Going to University and studying for my degree has been one of the best decisions I’ve made and I think importantly for me, the timing was right. I wouldn’t have had the same experience at 18 as I am having now at 29. I am embracing my studies because I have been in the world of work for so long and for someone with little training and few qualifications, it can be dull. I can’t lie though, it’s tough. Both of my children are in full time education themselves now but despite all the ‘free time’ I’d gained through this, I still need to work and importantly, I want to be a good Mum.
I want to do the school run, I want the boys to go to sports clubs after school, to do their homework, to cook their tea and to put them to bed each night. I also have to remember that I have a husband too and that I would like to finish Uni divorce free! Somehow though, I need to attend all lectures and seminars (which admittedly only account for around 6 hours a week), read all the material for each one, meet assignment deadlines and maintain relationships with peers along the way, fitting in the odd social event.
I’m stressed just thinking about it.
You – Can – Do – It, though. Honestly. There is ample support in so many forms and just being honest and talking things over with staff and peers if you find you are losing your way, will see you through no end. There are a wider variety of people on my course, than I have encountered anywhere else at any one time and you will find a place to fit. A place you will call home for the next 3 years, maybe longer and this place, those people, will be the strength you need to make it through.
However, I have come across people that have felt the need to doubt my decision. They have concerns about my ability to get a better paid job at the end of it, there is an unemployment crisis after all, and think that I will have accrued more debt than is worthwhile.

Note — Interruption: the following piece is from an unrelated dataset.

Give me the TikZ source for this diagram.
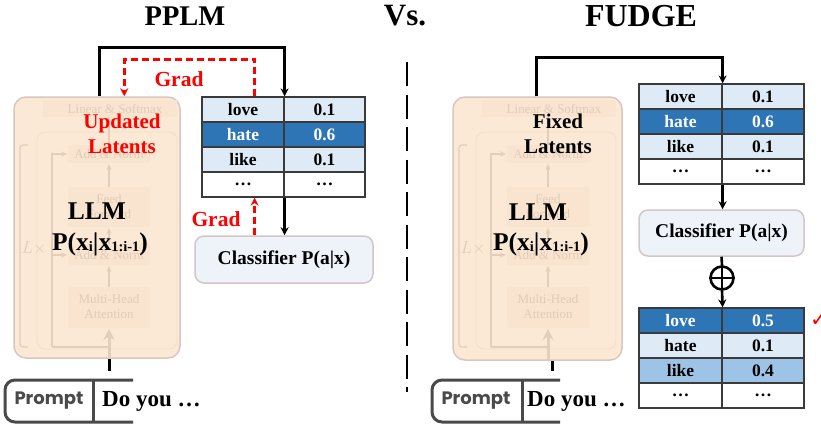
\documentclass[tikz,border=0pt]{standalone}
\usepackage{fontspec}
\setmainfont{Liberation Serif}
\newfontfamily\promptfont{Poppins}
\newfontfamily\symfont{DejaVu Sans}
\usetikzlibrary{arrows.meta}
\definecolor{darkblue}{HTML}{2E75B6}
\definecolor{lightblue}{HTML}{DEEBF7}
\definecolor{midblue}{HTML}{9DC3E6}
\definecolor{tabline}{HTML}{3A3A3A}
\definecolor{llmfill}{HTML}{FBE9D5}
\definecolor{llmdraw}{HTML}{D9C6C0}
\definecolor{faintfill}{HTML}{F8E4CF}
\definecolor{fainttxt}{HTML}{DFCCBA}
\definecolor{faintln}{HTML}{E2CEB9}
\definecolor{faintedge}{HTML}{F1DFCC}
\definecolor{clsfill}{HTML}{EEF3FA}
\definecolor{clsdraw}{HTML}{D3C6C6}
\definecolor{promptgrey}{HTML}{4A4A4A}
\definecolor{gradred}{HTML}{FF0000}
\tikzset{
  faintllm/.pic={
    \fill[faintfill] (29,3) rectangle (163,20);
    \node[fainttext] (-ls) at (101,12) {Linear \& Softmax};
    \draw[faintedge, line width=0.8pt, rounded corners=8pt] (23,35) rectangle (163,252);
    \draw[faintln, line width=1.2pt, rounded corners=3pt] (14,48) -- (6,48) -- (6,250) -- (14,250);
    \fill[faintfill, rounded corners=3pt] (54,48) rectangle (136,66);
    \fill[faintfill, rounded corners=3pt] (54,90) rectangle (136,130);
    \fill[faintfill, rounded corners=3pt] (54,147) rectangle (136,168);
    \fill[faintfill, rounded corners=3pt] (54,190) rectangle (136,231);
    \node[fainttext] (-an1) at (95,57) {Add \& Norm};
    \node[fainttext, align=center] (-ff) at (95,110) {Feed\\Forward};
    \node[fainttext] (-an2) at (95,158) {Add \& Norm};
    \node[fainttext, align=center] (-mha) at (95,210) {Multi-Head\\Attention};
    \node[fainttext, font=\fontsize{17}{17}\selectfont] (-lx) at (20,151) {$L\times$};
    \draw[faintln, line width=1.2pt] (95,48) -- (95,20);
    \draw[faintln, line width=1.2pt, -{Stealth[length=6pt,width=5pt]}] (95,90) -- (95,67);
    \draw[faintln, line width=1.2pt, -{Stealth[length=6pt,width=5pt]}] (95,147) -- (95,131);
    \draw[faintln, line width=1.2pt, -{Stealth[length=6pt,width=5pt]}] (95,190) -- (95,169);
    \draw[faintln, line width=1.2pt, -{Stealth[length=6pt,width=5pt]}] (38,250) -- (38,57) -- (53,57);
    \draw[faintln, line width=1.2pt, -{Stealth[length=6pt,width=5pt]}] (38,158) -- (53,158);
    \draw[faintln, line width=1.2pt] (38,250) -- (95,250);
    \draw[faintln, line width=3pt, -{Stealth[length=11pt,width=11pt]}] (95,263) -- (95,232);
  },
  fainttext/.style={text=fainttxt, inner sep=0pt, align=center, font=\fontsize{13}{15}\selectfont},
  llmbox/.style={draw=llmdraw, fill=llmfill, line width=1.5pt, rounded corners=12pt, inner sep=0pt},
  clsbox/.style={draw=clsdraw, fill=clsfill, line width=1.5pt, rounded corners=9pt, inner sep=0pt, font=\fontsize{19.5}{22}\selectfont\bfseries},
  cell/.style={draw=tabline, line width=1.2pt, minimum height=25pt, inner sep=0pt, fill=lightblue, font=\fontsize{17.5}{20}\selectfont\bfseries},
  cola/.style={cell, minimum width=82pt},
  colb/.style={cell, minimum width=81pt},
  hot/.style={fill=darkblue, text=white},
  plainrow/.style={fill=white},
  midrow/.style={fill=midblue},
  conn/.style={draw=black, line width=2.6pt},
  arr/.style={conn, -{Stealth[length=8pt,width=8pt]}},
  reddash/.style={draw=gradred, line width=2.7pt, dash pattern=on 7pt off 4pt, -{Stealth[length=8pt,width=8pt]}},
  gradlbl/.style={text=gradred, inner sep=0pt, font=\fontsize{21.5}{24}\selectfont\bfseries},
  latlbl/.style={inner sep=0pt, align=center, font=\fontsize{21}{25}\selectfont\bfseries},
  bigtxt/.style={inner sep=0pt, font=\fontsize{25.5}{28}\selectfont\bfseries},
  titletxt/.style={inner sep=0pt, anchor=base, font=\fontsize{32}{36}\selectfont\bfseries},
  promptbr/.style={draw=promptgrey, line width=3pt, rounded corners=10pt},
  prompttxt/.style={inner sep=0pt, text=promptgrey, font=\promptfont\bfseries\fontsize{18}{20}\selectfont},
  dotxt/.style={inner sep=0pt, anchor=west, font=\fontsize{23}{26}\selectfont\bfseries},
}
\newcommand{\condprob}{P(x\raisebox{-1.5pt}{\fontsize{14.5}{15}\selectfont i}|x\raisebox{-1.5pt}{\fontsize{14.5}{15}\selectfont 1:i-1})}
\begin{document}
\begin{tikzpicture}[x=1pt,y=-1pt]
\useasboundingbox (0,0) rectangle (821,428);

% titles
\node[titletxt, font=\fontsize{28.5}{34}\selectfont\bfseries] (tpplm) at (185,26) {PPLM};
\node[titletxt, font=\fontsize{31}{36}\selectfont\bfseries] (tvs) at (405,26) {Vs.};
\node[titletxt] (tfudge) at (641,27) {FUDGE};

% separator
\draw[line width=2.2pt, dash pattern=on 24pt off 8.5pt] (407,62) -- (407,392);

% ---------- LEFT (PPLM) ----------
\node[llmbox, minimum width=166pt, minimum height=261pt] (llmL) at (97,227.5) {};
\pic (fl) at (14,97) {faintllm};
\node[bigtxt] (llmtL) at (97,211.5) {LLM};
\node[bigtxt, anchor=base] (probL) at (100,250) {\condprob};
\node[latlbl, text=gradred] (updL) at (122,134) {Updated\\Latents};

% table
\node[cola] (tL11) at (243,109.5) {love};
\node[colb] (tL12) at (324.5,109.5) {0.1};
\node[cola, hot] (tL21) at (243,134.5) {hate};
\node[colb, hot] (tL22) at (324.5,134.5) {0.6};
\node[cola] (tL31) at (243,159.5) {like};
\node[colb] (tL32) at (324.5,159.5) {0.1};
\node[cola, plainrow] (tL41) at (243,184.5) {…};
\node[colb, plainrow] (tL42) at (324.5,184.5) {…};

\node[clsbox, minimum width=178pt, minimum height=47pt] (clsL) at (284,259.5) {Classifier P(a|x)};

\draw[arr] ([xshift=86pt]llmL.north west) -- ++(0,-49) -| (tL11.north east);
\draw[reddash] ([xshift=-30pt]tL11.north east) -- ++(0,-37) -| ([xshift=111pt]llmL.north west);
\node[gradlbl] (gradT) at (179,79) {Grad};
\draw[arr] (tL41.south east) -- (tL41.south east |- clsL.north);
\draw[reddash] ([xshift=-30pt]tL41.south east |- clsL.north) -- ([xshift=-30pt]tL41.south east);
\node[gradlbl] (gradB) at (216,219) {Grad};

% prompt
\draw[promptbr] (133,380) -- (5,380) -- (5,422) -- (133,422);
\draw[draw=promptgrey, line width=3pt] (93,380) -- (93,422);
\node[prompttxt] (prL) at (49,401) {Prompt};
\node[dotxt] (doL) at (102,401) {Do you …};
\coordinate (stubL) at (109,371);
\draw[line width=3pt] (stubL) -- (stubL |- llmL.south);

% ---------- RIGHT (FUDGE) ----------
\node[llmbox, minimum width=169pt, minimum height=263pt] (llmR) at (537.5,228.5) {};
\pic (fr) at (453,97) {faintllm};
\node[bigtxt] (llmtR) at (538,212) {LLM};
\node[bigtxt, anchor=base] (probR) at (541,250) {\condprob};
\node[latlbl] (fixR) at (558,134) {Fixed\\Latents};

\node[cola, minimum width=83pt] (tR11) at (680.5,96.5) {love};
\node[colb, minimum width=82pt] (tR12) at (763,96.5) {0.1};
\node[cola, minimum width=83pt, hot] (tR21) at (680.5,121.5) {hate};
\node[colb, minimum width=82pt, hot] (tR22) at (763,121.5) {0.6};
\node[cola, minimum width=83pt] (tR31) at (680.5,146.5) {like};
\node[colb, minimum width=82pt] (tR32) at (763,146.5) {0.1};
\node[cola, minimum width=83pt, plainrow] (tR41) at (680.5,171.5) {…};
\node[colb, minimum width=82pt, plainrow] (tR42) at (763,171.5) {…};

\node[clsbox, minimum width=165pt, minimum height=46pt] (clsR) at (721.5,233) {Classifier P(a|x)};

\node[draw=black, line width=2.6pt, circle, minimum size=23pt, inner sep=0pt] (op) at (722,278) {};
\draw[line width=2.6pt] (op.west) -- (op.east);
\draw[line width=2.6pt] (op.north) -- (op.south);

\node[cola, minimum width=83pt, hot] (tB11) at (680.5,320.5) {love};
\node[colb, minimum width=82pt, hot] (tB12) at (763,320.5) {0.5};
\node[cola, minimum width=83pt] (tB21) at (680.5,345.5) {hate};
\node[colb, minimum width=82pt] (tB22) at (763,345.5) {0.1};
\node[cola, minimum width=83pt, midrow] (tB31) at (680.5,370.5) {like};
\node[colb, minimum width=82pt, midrow] (tB32) at (763,370.5) {0.4};
\node[cola, minimum width=83pt, plainrow] (tB41) at (680.5,395.5) {…};
\node[colb, minimum width=82pt, plainrow] (tB42) at (763,395.5) {…};

\draw[arr] ([xshift=84pt]llmR.north west) -- ++(0,-39) -| (tR11.north east);
\draw[arr] (tR41.south east) -- (tR41.south east |- clsR.north);
\draw[conn] (clsR.south) -- (op.north);
\draw[arr] (op.south) -- (tB11.north east);

\node[text=gradred, inner sep=0pt, anchor=west, font=\symfont\bfseries\fontsize{21}{21}\selectfont] (chk) at (810,320) {✓};

\draw[promptbr] (560,380) -- (432,380) -- (432,422) -- (560,422);
\draw[draw=promptgrey, line width=3pt] (522,380) -- (522,422);
\node[prompttxt] (prR) at (476,401) {Prompt};
\node[dotxt] (doR) at (527,401) {Do you …};
\coordinate (stubR) at (552,371);
\draw[line width=3pt] (stubR) -- (stubR |- llmR.south);
\end{tikzpicture}
\end{document}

Well, I say, thanks for your thoughts BUT, regardless of career prospects at the end of it, I am acquiring skills and experience that I wouldn’t have got staying put. I am learning to critically analyse texts of all varieties, write professionally, self evaluate, gaining time management skills and so much more, as it turns out, I have a flare for creative writing.
Who KNEW?! And the debt, isn’t worth worrying about. Without getting too political, the government have made it impossible for people like me to go through Uni without getting into considerable debt but I don’t actually start to pay it off until I’m earning more than I was before I went to Uni. Therefore, if I don’t get a better job, I won’t pay it back and the debt isn’t like credit or finance so it doesn’t affect your ability to get a mortgage or credit card, for example.
I you’re inspired to make some changes, a great place to suss out different career options is ‘The National Careers Service‘:
They have information on hundreds of job types including advice on what qualifications you may need and different entry routes. Also, make contact with colleges near you. Most of them offer free careers advice and can give you information including financial support too.
If I could offer you any advice if you are thinking of becoming a mature student, it would be to do it.
- Blink and it’ll be over.
- Don’t pressure yourself to meet unrealistic targets.
- Use the feedback to improve, don’t see it as criticism.
- The balance between work, family and uni will come. It may tip one way or the other at times and this IS FINE, communicate throughout and you will get through.